We have a database of sort codes (6 digit numbers) and account numbers (8 digit numbers) that we use to reconcile monthly accounts with the table of supporters.
There is nothing in the data received from the bank that uniquely identifies the supporter, other than the sort code and account number. ... I know, it's annoying.
While this data is not as sensitive as card data (and not subject to PCI-DSS), it's still pretty sensitive and I'd like to find another way to do the reconciliation to reduce the liability of having all this data.
Combining sort code and account number gives up to 10^14 possibilities.
Is there a way (using a reliable and established PHP function) to hash the data and only store the hash, that would allow me to take a monthly file of -say- 1000 records and match them up to the hashed data? Or is there really no point and instead focus on hardening security around this db?
The security advantage I'm seeking is that the database does not have a ready-to-use list of people's bank details. The transactional monthly bank statement data can be considered to be of short lifespan (it is received encrypted, decrypted, processed, deleted).
I've read a helpful detailed comparison of hashing functions but obviously here we're not talking about password, and in effect we need to be able to crack them every month! Hmmm.
EDIT: Conclusion
Thanks to the answers below, here's what I plan to do:
Set-up
- Create a map for sort codes and account numbers to random ids.
- Replace real data with mapped data.
- Encrypt this map using PHP's Mcrypt AES 256 with a user-provided key never stored on server
- Store the encrypted map on the server.
Now: you can take the database, you don't get the data, or any way to decrypt it by brute force, thanks to the random map.
You can take the map also and figure out how it works (not relying on obscurity), but you still need to be able to crack the encryption to get access to the map. This feels like a suitable level of risk.
Reconciliation
- Decrypt the PGP content from bank locally.

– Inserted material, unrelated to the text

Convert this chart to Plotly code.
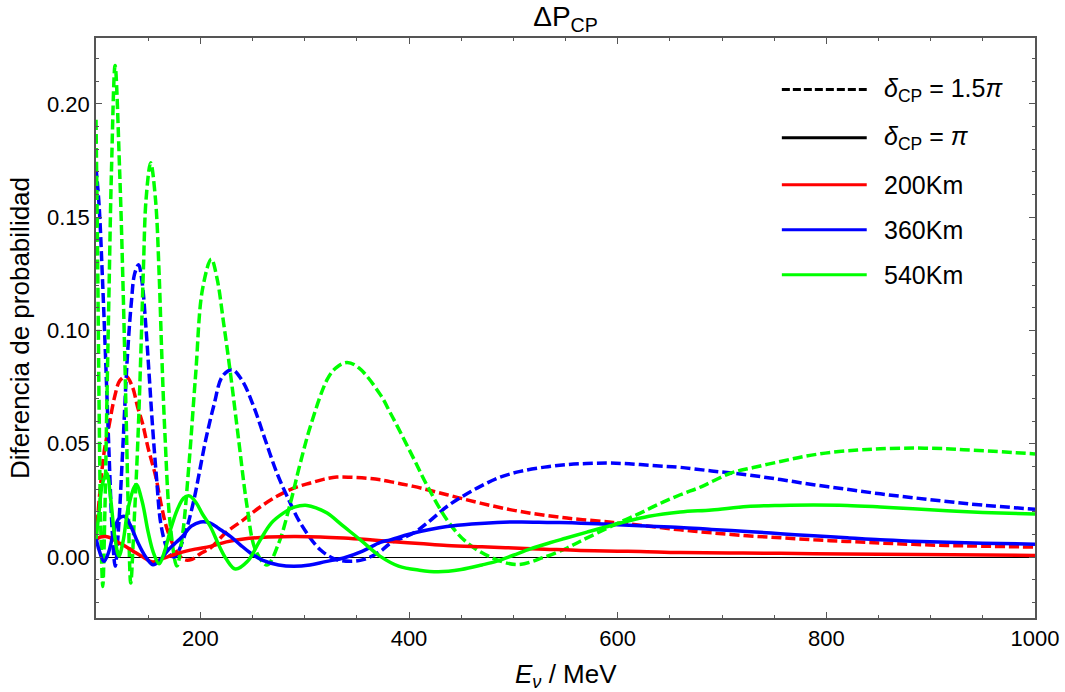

- Over SSL, upload the month's transactions and also provide the decryption key.
- Server decrypts the map, applies it to the uploaded data, stores mapped data for later processing, deletes raw uploaded file.
- User deletes decrypted bank data locally.
This means the key and decrypted map are only ever in RAM. The month's transactions are temporarily stored on disk, but that's an acceptable level of risk IMO (could use a secure deletion method like bleachbit etc.).
Updating the key is as simple as provide existing and new keys, decrypt map, encrypt map, store map.
If there was concern that the decrypted map had been compromised, this could be rebuilt, too, although it's more effort as it means updating all the stored data.